When it Comes to Your Child’s Vision, It’s Not Just About 20/20 | by
Your child has good vision. Still, for some reason, your child (who has no cognitive impairments) has trouble focusing and gets fatigued while trying to read or doing close-up work. Your child may close or cover one eye, frequently lose their place while reading or skip or repeat lines of text. In gym, your child struggles to catch a ball and has poor hand-eye coordination.
These are just a few of the scenarios that vision therapists and developmental optometrists like Dr. Lynn Hellerstein encounter with children each day. “Vision therapy can correct these types of visual-motor or visual-processing deficiencies,” she says.
Hellerstein, of Greenwood Village-based Hellerstein and Brenner Vision Center P.C., is a third-generation optometrist who admits that, even as a good student, she liked to read but had trouble with text-heavy books. The print would blur, and her eyes would start to close after just 10 minutes. Years later, she had vision therapy and her reading improved. Fortunately, her love of math and science, and a new understanding of vision therapy, led her to the 40-year career for which she’s well known today.
Even though vision therapy dates back to the 1920s, there were very few vision therapy practices in Colorado when Hellerstein graduated from optometry school in 1977. “We have expanded the field, increased education regarding vision and learning, and successfully treated thousands of patients over the past 40-plus years,” she says.
Hellerstein and a team of vision therapists provide individualized, supervised vision therapy sessions. They offer exercises designed to enhance the brain’s ability to control eye alignment, eye tracking, eye movements, focusing abilities and visual processing. “Eighty percent of learning is visual,” Hellerstein says, “and visual pathways account for more than 50% of the brain’s pathways.”
In addition to more traditional vision measurement, one of the tools the clinic uses to assess a child’s visual acuity is a technological game. A child uses their eyes to destroy asteroids on a screen that tracks eye movement. Children also use a computerized instrument on a big-screen TV to improve eye-hand coordination and speed-of-motor response.
As can be expected, vision problems greatly affect a child’s school success. And that, Hellerstein says, can result in a child not pursuing their dreams. “Even with the intelligence to succeed, a lack of strong visual skills that help comprehension and learning can result in repeated failure, which of course can lead to low self-esteem.” She expands on this philosophy in her award-winning book, See It. Say It. Do It! The Parent’s & Teacher’s Action Guide to Creating Successful Students & Confident Kids.

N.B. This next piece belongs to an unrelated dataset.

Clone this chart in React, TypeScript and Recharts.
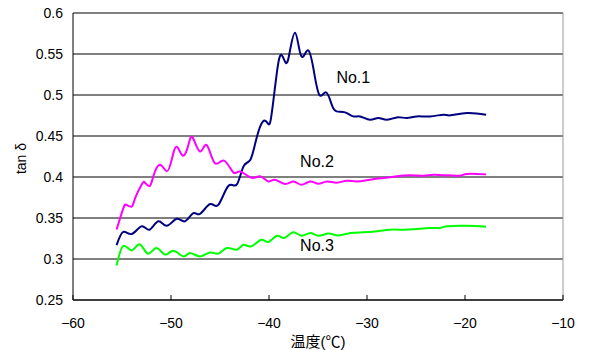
import React from 'react';
import {
  LineChart,
  Line,
  XAxis,
  YAxis,
  CartesianGrid,
  ReferenceLine,
  ReferenceDot,
} from 'recharts';

// ---- data ----
const tempNo1 = [
  -55.55, -54.87, -54.0, -52.99, -52.2, -51.3, -50.44, -49.42, -48.57, -47.72, -47.04, -46.0,
  -45.17, -44.15, -43.3, -42.6, -41.9, -41.3, -40.6, -40.07, -39.73, -39.2, -38.75, -38.26,
  -37.86, -37.35, -36.9, -36.5, -36.0, -35.48, -34.87, -34.18, -33.6, -33.1, -32.24, -31.4,
  -30.7, -29.7, -28.85, -28.0, -26.97, -25.95, -24.93, -23.57, -22.2, -21.5, -19.8, -17.85,
];
const tanNo1 = [
  0.317, 0.333, 0.3305, 0.34, 0.3357, 0.346, 0.3406, 0.349, 0.346, 0.356, 0.355, 0.367,
  0.366, 0.389, 0.3906, 0.413, 0.421, 0.446, 0.468, 0.4646, 0.477, 0.527, 0.549, 0.539,
  0.554, 0.576, 0.5553, 0.547, 0.5544, 0.533, 0.5003, 0.5032, 0.4882, 0.48, 0.4788, 0.4739,
  0.4739, 0.4698, 0.472, 0.4698, 0.4727, 0.472, 0.4739, 0.4739, 0.476, 0.4752, 0.478, 0.476,
];

const tempNo2 = [
  -55.55, -54.86, -54.52, -54.0, -53.67, -52.99, -52.65, -52.17, -51.8, -51.13, -50.44, -49.93,
  -49.42, -48.8, -48.23, -47.79, -47.04, -46.36, -45.54, -44.6, -43.64, -42.96, -41.77, -40.9,
  -40.07, -39.4, -38.37, -37.5, -36.7, -35.8, -34.97, -34.1, -33.1, -32.07, -31.05, -29.7,
  -28.3, -26.97, -25.6, -24.25, -23.2, -21.9, -20.5, -19.8, -17.85,
];
const tanNo2 = [
  0.336, 0.362, 0.366, 0.364, 0.374, 0.391, 0.393, 0.389, 0.401, 0.415, 0.407, 0.421,
  0.437, 0.426, 0.439, 0.448, 0.431, 0.439, 0.417, 0.42, 0.4056, 0.4068, 0.399, 0.401,
  0.3946, 0.3967, 0.3915, 0.3946, 0.3906, 0.3946, 0.3918, 0.3946, 0.393, 0.3955, 0.3946, 0.3967,
  0.3988, 0.4008, 0.402, 0.4016, 0.4028, 0.402, 0.4016, 0.4037, 0.4032,
];

const tempNo3 = [
  -55.55, -54.87, -54.0, -53.2, -52.35, -51.5, -50.6, -49.77, -48.75, -48.06, -47.04, -46.0,
  -45.17, -44.3, -43.3, -42.6, -41.8, -40.8, -40.07, -39.2, -38.45, -37.55, -36.7, -35.8,
  -34.97, -33.95, -32.93, -31.7, -30.4, -29.0, -27.65, -26.3, -24.93, -23.57, -22.55, -21.87,
  -20.0, -17.85,
];
const tanNo3 = [
  0.292, 0.316, 0.3105, 0.318, 0.3065, 0.3134, 0.3053, 0.31, 0.3032, 0.3073, 0.3032, 0.308,
  0.3065, 0.3134, 0.3114, 0.3174, 0.3154, 0.3235, 0.3207, 0.3284, 0.3256, 0.3325, 0.3284, 0.3317,
  0.3284, 0.331, 0.3288, 0.3317, 0.3325, 0.3337, 0.3357, 0.3357, 0.3366, 0.3378, 0.3378, 0.3398,
  0.3406, 0.3394,
];

const xTicks = [-60, -50, -40, -30, -20, -10];
const yTicks = [0.25, 0.3, 0.35, 0.4, 0.45, 0.5, 0.55, 0.6];

const seriesNames = ['No.1', 'No.2', 'No.3'];
const seriesColors = ['#000080', '#FF00FF', '#00FF00'];
// annotation anchors (temperature, tan δ)
const labelTemps = [-31.4, -35.1, -35.1];
const labelValues = [0.521, 0.419, 0.3162];

const xTitle = '温度(℃)';
const yTitle = 'tan δ';

const toRows = (ts: number[], vs: number[]) => ts.map((t, i) => ({ t, v: vs[i] }));
const seriesData = [toRows(tempNo1, tanNo1), toRows(tempNo2, tanNo2), toRows(tempNo3, tanNo3)];

const FONT = '"Liberation Sans", Arial, "Noto Sans CJK JP", sans-serif';

const fmtX = (v: number) => String(v).replace('-', '\u2212');

const XTick = (props: any) => {
  const { x, y, payload } = props;
  return (
    <g>
      <line x1={x} x2={x} y1={y - 23} y2={y - 28} stroke="#000" strokeWidth={1} />
      <text x={x} y={y} textAnchor="middle" dominantBaseline="central" fontSize={14} fill="#000" fontFamily={FONT}>
        {fmtX(payload.value)}
      </text>
    </g>
  );
};

const YTitle = (p: any) => {
  const vb = p.viewBox || { x: 0, y: 13, width: 73, height: 287 };
  const cx = vb.x + 21;
  const cy = vb.y + vb.height / 2 + 2;
  return (
    <text
      transform={`translate(${cx},${cy}) rotate(-90)`}
      textAnchor="middle"
      dominantBaseline="central"
      fontSize={14}
      fill="#000"
      fontFamily={FONT}
    >
      {yTitle}
    </text>
  );
};

export default function App() {
  return (
    <div style={{ position: 'absolute', left: 0, top: 0, fontFamily: FONT, background: '#fff' }}>
      <LineChart width={590} height={350} margin={{ top: 13, right: 27, bottom: 0, left: 0 }}>
        <CartesianGrid vertical={false} stroke="#000" strokeWidth={1} />
        <XAxis
          dataKey="t"
          type="number"
          domain={[-60, -10]}
          ticks={xTicks}
          allowDataOverflow
          height={50}
          axisLine={{ stroke: '#000' }}
          tickLine={false}
          tickSize={0}
          tickMargin={23}
          tick={<XTick />}
          interval={0}
          label={{ value: xTitle, position: 'insideBottom', offset: 3, fontSize: 15, fill: '#000' }}
        />
        <YAxis
          type="number"
          domain={[0.25, 0.6]}
          ticks={yTicks}
          width={73}
          axisLine={{ stroke: '#000' }}
          tickLine={false}
          tickSize={0}
          tickMargin={10}
          interval={0}
          tick={{ fill: '#000', fontSize: 14 }}
          label={{ content: (p: any) => <YTitle {...p} /> }}
        />
        <ReferenceLine x={-10} stroke="#999" strokeWidth={1} />
        {seriesData.map((d, i) => (
          <Line
            key={seriesNames[i]}
            data={d}
            dataKey="v"
            type="natural"
            stroke={seriesColors[i]}
            strokeWidth={2}
            dot={false}
            isAnimationActive={false}
          />
        ))}
        {seriesNames.map((n, i) => (
          <ReferenceDot
            key={n}
            x={labelTemps[i]}
            y={labelValues[i]}
            r={0}
            fill="none"
            stroke="none"
            ifOverflow="visible"
            label={{ value: n, position: 'center', fontSize: 16, fill: '#000' }}
          />
        ))}
      </LineChart>
    </div>
  );
}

Kimberly Ash, a school principal in Littleton whose son has dyslexia, learned of Hellerstein’s clinic from a school occupational therapist. “The developmental optometric exam showed that his eyes weren’t tracking. They were bouncing all around,” Ash says. Testing on the Visagraph, an infrared eye-tracking instrument, indicated a very inconsistent, irregular eye movement pattern.
“Optometric vision therapy improved the accuracy and efficiency of his tracking, so he reads in groups of words rather than one word at a time,” Ash says. In addition, her son’s athletic performance, especially in basketball, improved. He can also catch a small object, such as a coin, with one hand now instead of two.
Ash’s son goes to visual therapy once a week and does at-home exercises to strengthen eye muscles (like calisthenics for the eyes). The exercises train his eyes to track naturally from left to right on the page and to stay on one line of text. He attends a school that specializes in helping kids on the dyslexia spectrum.
“People are paying more attention to dyslexia these days,” Ash says. “There’s no cure for dyslexia, so these kids need a reading program that’s scientifically based—a multisensory approach to reading instruction. Vision therapy is a vital piece of that.”